A Matter of Life and Breath
Four machines keep me alive: A ventilator, a cough assist, a suction machine, and a nebuliser. These machines, used in combination, enable me to keep my lungs clear of the deadly secretions that accumulate within. Unchecked, the secretions block the bronchioles and can become infected, causing pneumonia or, more immediately, it reduces the productive capacity of each lung, so less oxygen makes it into the bloodstream resulting in cognitive confusion and eventually in suffocation.
I use two Philips Respironics Trilogy Ventilators in day and night rotation, 24/7. Each ventilator provides both pressure-controlled and volume-controlled breaths into the lungs via my tracheotomy. The ventilators are set to give 18 breaths per minute, but I can override that briefly if I need to take a few deeper breaths. Each one has internal and external batteries that provide roughly 6 hours of power away from the mains. We also keep a reserve battery on charge.
The riskiest time of day is first thing in the morning when the secretions have had time to build up overnight and thicken up. So, the first machine, apart from the ventilator obviously, used each day is the nebuliser. I use an Econoneb Nebuliser that provides a continuous airflow when in operation. It connects to a plastic chamber that slots into the ventilator tubing near the tracheotomy. The chamber contains a phial of 0.9% saline solution. I usually let the neb run for at least half an hour before using the cough assist machine. When the secretions have sufficiently loosened the nebuliser is turned off, and the operator removes the ventilator tube from the tracheotomy and swaps it for the cough assist tube.
The cough assist machine is essentially a ventilator on steroids. It pushes air into the lungs, but at a higher volume and pressure than the ventilator, and then sucks the air out again. It is, in effect, doing the job of my diaphragm, the large muscle, positioned just below the lungs, that does the heavy lifting when it comes to breathing and especially coughing. My diaphragm is, sadly defunct. The machine I use is a Nippy Clearway, programmed to run a five cough cycle plus two recovery breaths. The secretions are ‘coughed’ up through the tracheotomy and into the cough assist mount.
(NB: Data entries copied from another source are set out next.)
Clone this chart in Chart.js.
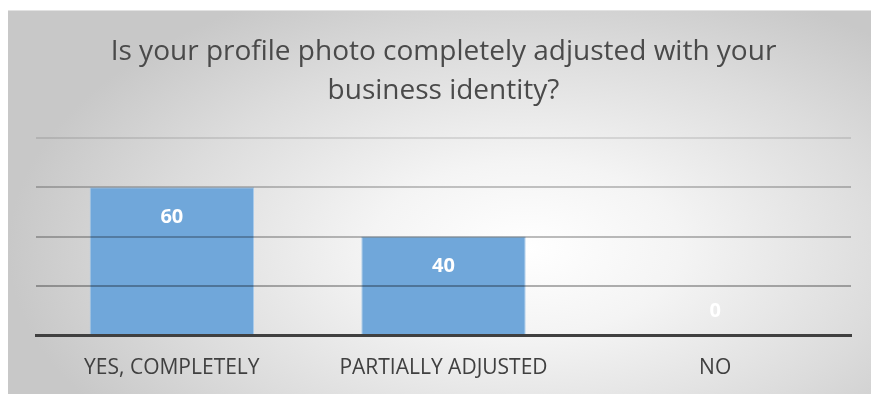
<!DOCTYPE html>
<html>
<head>
<meta charset="utf-8">
<script src="https://cdn.jsdelivr.net/npm/chart.js@4.4.0/dist/chart.umd.min.js"></script>
<style>
  html, body { margin: 0; padding: 0; background: #fff; }
  #panel {
    position: absolute; left: 8px; top: 10px; width: 863px; height: 384px;
    border-top: 1px solid #e2e2e2; box-sizing: border-box;
    background: radial-gradient(ellipse 60% 75% at 60% 62%, #ffffff 0%, #f4f4f4 30%, #dcdcdc 70%, #c8c8c8 100%);
  }
  #chart { display: block; }
</style>
</head>
<body>
<div id="panel"><canvas id="chart" width="863" height="383"></canvas></div>
<script>
// data
const categories = ['YES, COMPLETELY', 'PARTIALLY ADJUSTED', 'NO'];
const answers = [60, 40, 0];
const titleLines = ['Is your profile photo completely adjusted with your', 'business identity?'];
const yMax = 80;
const yStep = 20;

// value labels like Excel "inside end"
const barLabels = {
  id: 'barLabels',
  afterDatasetsDraw(chart) {
    const ctx = chart.ctx;
    const meta = chart.getDatasetMeta(0);
    ctx.save();
    ctx.font = "bold 20px 'Open Sans', sans-serif";
    ctx.fillStyle = '#ffffff';
    ctx.textAlign = 'center';
    ctx.textBaseline = 'middle';
    meta.data.forEach((bar, i) => {
      const v = answers[i];
      const y = v > 0 ? bar.y + 30 : bar.y - 24;
      ctx.fillText(String(v), bar.x, y);
    });
    ctx.restore();
  }
};

const gridColors = { 20: 'rgba(0,0,0,0.30)', 40: 'rgba(0,0,0,0.26)', 60: 'rgba(0,0,0,0.22)', 80: 'rgba(0,0,0,0.10)' };

new Chart(document.getElementById('chart').getContext('2d'), {
  type: 'bar',
  data: {
    labels: categories,
    datasets: [{
      data: answers,
      backgroundColor: '#70a7da',
      borderColor: '#a9cbea',
      borderWidth: 1,
      barPercentage: 0.605,
      categoryPercentage: 1.0,
    }],
  },
  options: {
    responsive: false,
    animation: false,
    layout: { padding: { left: 28, right: 20, top: 0, bottom: 0 } },
    plugins: {
      legend: { display: false },
      tooltip: { enabled: false },
      title: {
        display: true,
        text: titleLines,
        color: '#4a4a4a',
        font: { family: "'Open Sans', sans-serif", size: 28, weight: 'normal', lineHeight: 1.39 },
        padding: { top: 21.5, bottom: 27.7 },
      },
    },
    scales: {
      x: {
        grid: { display: false, drawTicks: false },
        border: { display: true, color: '#404040', width: 3, z: 2 },
        afterFit: (s) => { s.height = 59; },
        ticks: {
          color: '#404040',
          padding: 20,
          font: { family: "'Open Sans', sans-serif", size: 21 },
        },
      },
      y: {
        min: 0,
        max: yMax,
        ticks: { stepSize: yStep, display: false },
        border: { display: false },
        grid: {
          z: 1,
          drawTicks: false,
          lineWidth: 2,
          color: (c) => gridColors[c.tick.value] || 'rgba(0,0,0,0)',
        },
      },
    },
  },
  plugins: [barLabels],
});
</script>
</body>
</html>
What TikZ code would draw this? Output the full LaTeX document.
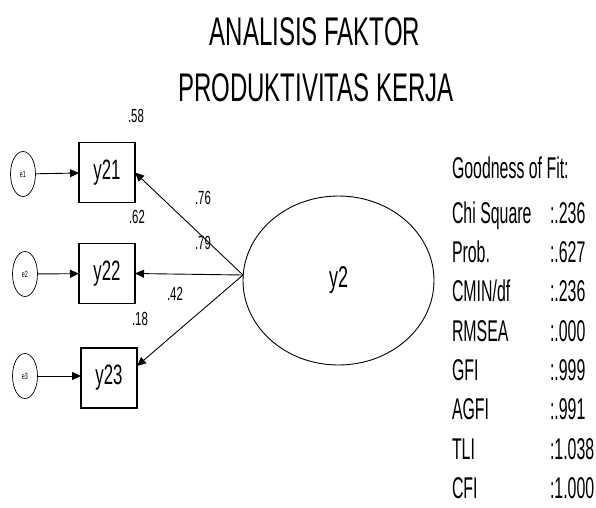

At the end of each cycle, there is a seven-second delay, while
the machine resets itself before you can repeat the cycle. Seven seconds doesn’t sound like a long time, but it feels like an eternity when your lungs are heavily congested, and the tracheotomy is full of sticky secretions. At which point machine number four comes into play.
The suction machine, in this instance a Laerdal Suction Unit, does what it says on the tin, it sucks. The person operating the assembly of devices removes the cough assist tubing and, using a yanker (a ten-inch rigid plastic tube that curves and narrows at one end) attached to the LSU’s flexible tubing, hoovers out the tracheotomy and cough assist mount. The cough assist mount is immediately reattached; ideally, this all happens during the seven-second reset period, so the cough assist is ready to go again.
Often suctioning with the yanker is insufficient to clear the lungs. In which case a catheter is attached and, while the cough assist is running, inserted down through the tracheotomy into the trachea, stopping just short of the carina, the point at which the trachea branches into two large bronchi leading to the separate lungs. The catheter sucks up secretions that haven’t been drawn out by the cough assist alone.
This whole cough assist/suction process is usually repeated several times over the next hour or so. It takes a high degree of skill and coordination on the part of the person conducting the routine. They need to be able to switch between machines quickly, swap yankers for a mouth and tracheotomy suction, avoid grazing the carina with the catheter and, above all, react decisively if the tracheotomy inner cannula blocks mid-cycle. Most of my carers have
trained in tracheostomy management, but not all of them have the skills needed to carry out what can be a very high-pressure procedure safely. Fortunately, I have a core group of top tier carers who can oversee their less experienced colleagues — most of the time. Problems arise when members of this core group leave, are off sick or are on holiday. And, oh look, Christmas is coming.